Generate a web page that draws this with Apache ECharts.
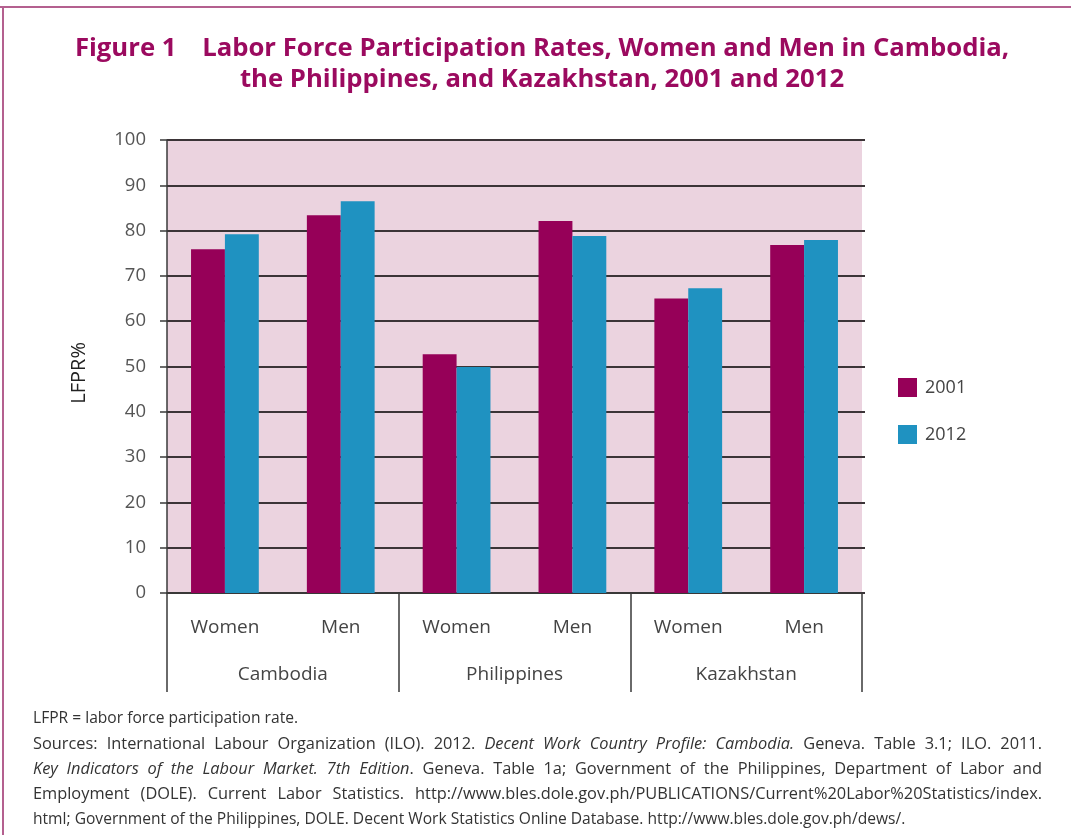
<!DOCTYPE html>
<html>
<head>
<meta charset="utf-8">
<script src="https://cdn.jsdelivr.net/npm/echarts@6/dist/echarts.min.js"></script>
<style>
html,body{margin:0;padding:0;background:#fff;}
#c{width:1071px;height:835px;}
</style>
</head>
<body>
<div id="c"></div>
<script>
const groupLabels = ["Women", "Men", "Women", "Men", "Women", "Men"];
const countries = ["Cambodia", "Philippines", "Kazakhstan"];
const seriesNames = ["2001", "2012"];
const values2001 = [75.9, 83.4, 52.7, 82.1, 65.0, 76.8];
const values2012 = [79.2, 86.5, 49.9, 78.8, 67.3, 77.9];
const yTicks = { min: 0, max: 100, interval: 10 };

const FONT = '"Open Sans", "Noto Sans", sans-serif';
const FOOT_SIZE = 15.6;
const chart = echarts.init(document.getElementById('c'), null, { renderer: 'canvas' });

// footnote lines: segments [text, italic], and whether justified
const footLines = [
  { j: false, s: [['LFPR = labor force participation rate.', false]] },
  { j: true, s: [['Sources: International Labour Organization (ILO). 2012. ', false], ['Decent Work Country Profile: Cambodia.', true], [' Geneva. Table 3.1; ILO. 2011.', false]] },
  { j: true, s: [['Key Indicators of the Labour Market. 7th Edition', true], ['. Geneva. Table 1a; Government of the Philippines, Department of Labor and', false]] },
  { j: true, s: [['Employment (DOLE). Current Labor Statistics. http://www.bles.dole.gov.ph/PUBLICATIONS/Current%20Labor%20Statistics/index.', false]] },
  { j: false, s: [['html; Government of the Philippines, DOLE. Decent Work Statistics Online Database. http://www.bles.dole.gov.ph/dews/.', false]] }
];
const footTops = [711, 737, 762, 787, 812];
const FOOT_LEFT = 33, FOOT_RIGHT = 1042;

const mctx = document.createElement('canvas').getContext('2d');
function measure(txt, italic, size) {
  mctx.font = (italic ? 'italic ' : '') + size + 'px ' + FONT;
  return mctx.measureText(txt).width;
}

const graphics = [
  { type: 'line', shape: { x1: 0, y1: 7, x2: 1071, y2: 7 }, style: { stroke: '#b4608f', lineWidth: 2 } },
  { type: 'line', shape: { x1: 3, y1: 7, x2: 3, y2: 835 }, style: { stroke: '#b4608f', lineWidth: 2 } },
  { type: 'text', left: 69, top: 342, rotation: Math.PI / 2,
    style: { text: 'LFPR%', font: '20px ' + FONT, fill: '#222', textAlign: 'center', textVerticalAlign: 'middle' } }
];

footLines.forEach((line, li) => {
  const words = [];
  let cur = [];
  line.s.forEach(([txt, it]) => {
    const parts = txt.split(' ');
    parts.forEach((p, pi) => {
      if (pi > 0) { if (cur.length) words.push(cur); cur = []; }
      if (p.length) cur.push([p, it]);
    });
  });
  if (cur.length) words.push(cur);
  const wordW = (size) => words.map(w => w.reduce((a, [t, it]) => a + measure(t, it, size), 0));
  let size = FOOT_SIZE;
  let widths = wordW(size);
  let gap = measure(' ', false, size);
  if (line.j) {
    const target = FOOT_RIGHT - FOOT_LEFT;
    const natural = widths.reduce((a, b) => a + b, 0) + gap * (words.length - 1);
    const ratio = Math.min(1.05, Math.max(1, (target - 2 * (words.length - 1)) / natural));
    size = FOOT_SIZE * ratio;
    widths = wordW(size);
    const total = widths.reduce((a, b) => a + b, 0);
    gap = (target - total) / (words.length - 1);
  }
  let x = FOOT_LEFT;
  words.forEach((w, wi) => {
    const txt = w.map(([t, it]) => '{' + (it ? 'i' : 'n') + '|' + t + '}').join('');
    graphics.push({
      type: 'text', left: x, top: footTops[li] - (size - FOOT_SIZE) / 2,
      style: {
        text: txt, fill: '#333',
        rich: {
          n: { fontFamily: FONT, fontSize: size, fill: '#333' },
          i: { fontFamily: FONT, fontSize: size, fontStyle: 'italic', fill: '#333' }
        }
      }
    });
    x += widths[wi] + gap;
  });
});

const option = {
  backgroundColor: '#ffffff',
  animation: false,
  textStyle: { fontFamily: FONT },
  title: {
    text: 'Figure 1\u2003Labor Force Participation Rates, Women and Men in Cambodia,\nthe Philippines, and Kazakhstan, 2001 and 2012',
    left: 537, top: 28, textAlign: 'center',
    textStyle: { color: '#9b0a5f', fontSize: 25.7, fontWeight: 'bold', fontFamily: FONT, lineHeight: 31 }
  },
  legend: {
    orient: 'vertical', left: 893, top: 373, itemWidth: 19, itemHeight: 19, itemGap: 28,
    icon: 'rect',
    data: seriesNames,
    textStyle: { fontSize: 18, color: '#444', fontFamily: FONT, padding: [0, 0, 0, 3] }
  },
  grid: {
    left: 167, right: 209, top: 140, height: 453,
    show: true, backgroundColor: '#ebd3df', borderWidth: 0, containLabel: false
  },
  xAxis: [
    {
      type: 'category', data: groupLabels, position: 'bottom',
      axisLine: { show: true, lineStyle: { color: '#3a3a3a', width: 1.5 } },
      axisTick: { show: false },
      axisLabel: { margin: 25, fontSize: 19, color: '#444', fontFamily: FONT },
      splitLine: { show: false }
    },
    {
      type: 'category', data: countries, position: 'bottom',
      axisLine: { show: false },
      axisTick: { show: true, length: 99, lineStyle: { color: '#3a3a3a', width: 1.5 } },
      axisLabel: { margin: 72, fontSize: 19, color: '#444', fontFamily: FONT },
      splitLine: { show: false }
    }
  ],
  yAxis: [
    {
      type: 'value', min: yTicks.min, max: yTicks.max, interval: yTicks.interval,
      axisLine: { show: true, lineStyle: { color: '#3a3a3a', width: 1.5 } },
      axisTick: { show: true, length: 7, lineStyle: { color: '#3a3a3a', width: 1.5 } },
      axisLabel: { margin: 21, fontSize: 18.5, color: '#555', fontFamily: FONT },
      splitLine: { show: true, lineStyle: { color: '#3b3437', width: 2 } }
    },
    {
      type: 'value', min: yTicks.min, max: yTicks.max, interval: yTicks.interval, position: 'right',
      axisLine: { show: false },
      axisTick: { show: true, length: 3, lineStyle: { color: '#3b3437', width: 2 } },
      axisLabel: { show: false },
      splitLine: { show: false }
    }
  ],
  series: [
    {
      name: seriesNames[0], type: 'bar', data: values2001, xAxisIndex: 0, yAxisIndex: 0,
      barGap: '0%', barCategoryGap: '41.5%', itemStyle: { color: '#960058' }
    },
    {
      name: seriesNames[1], type: 'bar', data: values2012, xAxisIndex: 0, yAxisIndex: 0,
      barGap: '0%', barCategoryGap: '41.5%', itemStyle: { color: '#1f92c1' }
    }
  ],
  graphic: graphics
};
chart.setOption(option);
</script>
</body>
</html>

Stated exercise -
Leaving the pictures aside, transcribe the entire listing exactly.

Exercise response -
Generate a web page that draws this with Apache ECharts.
<!DOCTYPE html>
<html>
<head>
<meta charset="utf-8">
<script src="https://cdn.jsdelivr.net/npm/echarts@6/dist/echarts.min.js"></script>
<style>
html,body{margin:0;padding:0;background:#fff;}
#c{width:1071px;height:835px;}
</style>
</head>
<body>
<div id="c"></div>
<script>
const groupLabels = ["Women", "Men", "Women", "Men", "Women", "Men"];
const countries = ["Cambodia", "Philippines", "Kazakhstan"];
const seriesNames = ["2001", "2012"];
const values2001 = [75.9, 83.4, 52.7, 82.1, 65.0, 76.8];
const values2012 = [79.2, 86.5, 49.9, 78.8, 67.3, 77.9];
const yTicks = { min: 0, max: 100, interval: 10 };

const FONT = '"Open Sans", "Noto Sans", sans-serif';
const FOOT_SIZE = 15.6;
const chart = echarts.init(document.getElementById('c'), null, { renderer: 'canvas' });

// footnote lines: segments [text, italic], and whether justified
const footLines = [
  { j: false, s: [['LFPR = labor force participation rate.', false]] },
  { j: true, s: [['Sources: International Labour Organization (ILO). 2012. ', false], ['Decent Work Country Profile: Cambodia.', true], [' Geneva. Table 3.1; ILO. 2011.', false]] },
  { j: true, s: [['Key Indicators of the Labour Market. 7th Edition', true], ['. Geneva. Table 1a; Government of the Philippines, Department of Labor and', false]] },
  { j: true, s: [['Employment (DOLE). Current Labor Statistics. http://www.bles.dole.gov.ph/PUBLICATIONS/Current%20Labor%20Statistics/index.', false]] },
  { j: false, s: [['html; Government of the Philippines, DOLE. Decent Work Statistics Online Database. http://www.bles.dole.gov.ph/dews/.', false]] }
];
const footTops = [711, 737, 762, 787, 812];
const FOOT_LEFT = 33, FOOT_RIGHT = 1042;

const mctx = document.createElement('canvas').getContext('2d');
function measure(txt, italic, size) {
  mctx.font = (italic ? 'italic ' : '') + size + 'px ' + FONT;
  return mctx.measureText(txt).width;
}

const graphics = [
  { type: 'line', shape: { x1: 0, y1: 7, x2: 1071, y2: 7 }, style: { stroke: '#b4608f', lineWidth: 2 } },
  { type: 'line', shape: { x1: 3, y1: 7, x2: 3, y2: 835 }, style: { stroke: '#b4608f', lineWidth: 2 } },
  { type: 'text', left: 69, top: 342, rotation: Math.PI / 2,
    style: { text: 'LFPR%', font: '20px ' + FONT, fill: '#222', textAlign: 'center', textVerticalAlign: 'middle' } }
];

footLines.forEach((line, li) => {
  const words = [];
  let cur = [];
  line.s.forEach(([txt, it]) => {
    const parts = txt.split(' ');
    parts.forEach((p, pi) => {
      if (pi > 0) { if (cur.length) words.push(cur); cur = []; }
      if (p.length) cur.push([p, it]);
    });
  });
  if (cur.length) words.push(cur);
  const wordW = (size) => words.map(w => w.reduce((a, [t, it]) => a + measure(t, it, size), 0));
  let size = FOOT_SIZE;
  let widths = wordW(size);
  let gap = measure(' ', false, size);
  if (line.j) {
    const target = FOOT_RIGHT - FOOT_LEFT;
    const natural = widths.reduce((a, b) => a + b, 0) + gap * (words.length - 1);
    const ratio = Math.min(1.05, Math.max(1, (target - 2 * (words.length - 1)) / natural));
    size = FOOT_SIZE * ratio;
    widths = wordW(size);
    const total = widths.reduce((a, b) => a + b, 0);
    gap = (target - total) / (words.length - 1);
  }
  let x = FOOT_LEFT;
  words.forEach((w, wi) => {
    const txt = w.map(([t, it]) => '{' + (it ? 'i' : 'n') + '|' + t + '}').join('');
    graphics.push({
      type: 'text', left: x, top: footTops[li] - (size - FOOT_SIZE) / 2,
      style: {
        text: txt, fill: '#333',
        rich: {
          n: { fontFamily: FONT, fontSize: size, fill: '#333' },
          i: { fontFamily: FONT, fontSize: size, fontStyle: 'italic', fill: '#333' }
        }
      }
    });
    x += widths[wi] + gap;
  });
});

const option = {
  backgroundColor: '#ffffff',
  animation: false,
  textStyle: { fontFamily: FONT },
  title: {
    text: 'Figure 1\u2003Labor Force Participation Rates, Women and Men in Cambodia,\nthe Philippines, and Kazakhstan, 2001 and 2012',
    left: 537, top: 28, textAlign: 'center',
    textStyle: { color: '#9b0a5f', fontSize: 25.7, fontWeight: 'bold', fontFamily: FONT, lineHeight: 31 }
  },
  legend: {
    orient: 'vertical', left: 893, top: 373, itemWidth: 19, itemHeight: 19, itemGap: 28,
    icon: 'rect',
    data: seriesNames,
    textStyle: { fontSize: 18, color: '#444', fontFamily: FONT, padding: [0, 0, 0, 3] }
  },
  grid: {
    left: 167, right: 209, top: 140, height: 453,
    show: true, backgroundColor: '#ebd3df', borderWidth: 0, containLabel: false
  },
  xAxis: [
    {
      type: 'category', data: groupLabels, position: 'bottom',
      axisLine: { show: true, lineStyle: { color: '#3a3a3a', width: 1.5 } },
      axisTick: { show: false },
      axisLabel: { margin: 25, fontSize: 19, color: '#444', fontFamily: FONT },
      splitLine: { show: false }
    },
    {
      type: 'category', data: countries, position: 'bottom',
      axisLine: { show: false },
      axisTick: { show: true, length: 99, lineStyle: { color: '#3a3a3a', width: 1.5 } },
      axisLabel: { margin: 72, fontSize: 19, color: '#444', fontFamily: FONT },
      splitLine: { show: false }
    }
  ],
  yAxis: [
    {
      type: 'value', min: yTicks.min, max: yTicks.max, interval: yTicks.interval,
      axisLine: { show: true, lineStyle: { color: '#3a3a3a', width: 1.5 } },
      axisTick: { show: true, length: 7, lineStyle: { color: '#3a3a3a', width: 1.5 } },
      axisLabel: { margin: 21, fontSize: 18.5, color: '#555', fontFamily: FONT },
      splitLine: { show: true, lineStyle: { color: '#3b3437', width: 2 } }
    },
    {
      type: 'value', min: yTicks.min, max: yTicks.max, interval: yTicks.interval, position: 'right',
      axisLine: { show: false },
      axisTick: { show: true, length: 3, lineStyle: { color: '#3b3437', width: 2 } },
      axisLabel: { show: false },
      splitLine: { show: false }
    }
  ],
  series: [
    {
      name: seriesNames[0], type: 'bar', data: values2001, xAxisIndex: 0, yAxisIndex: 0,
      barGap: '0%', barCategoryGap: '41.5%', itemStyle: { color: '#960058' }
    },
    {
      name: seriesNames[1], type: 'bar', data: values2012, xAxisIndex: 0, yAxisIndex: 0,
      barGap: '0%', barCategoryGap: '41.5%', itemStyle: { color: '#1f92c1' }
    }
  ],
  graphic: graphics
};
chart.setOption(option);
</script>
</body>
</html>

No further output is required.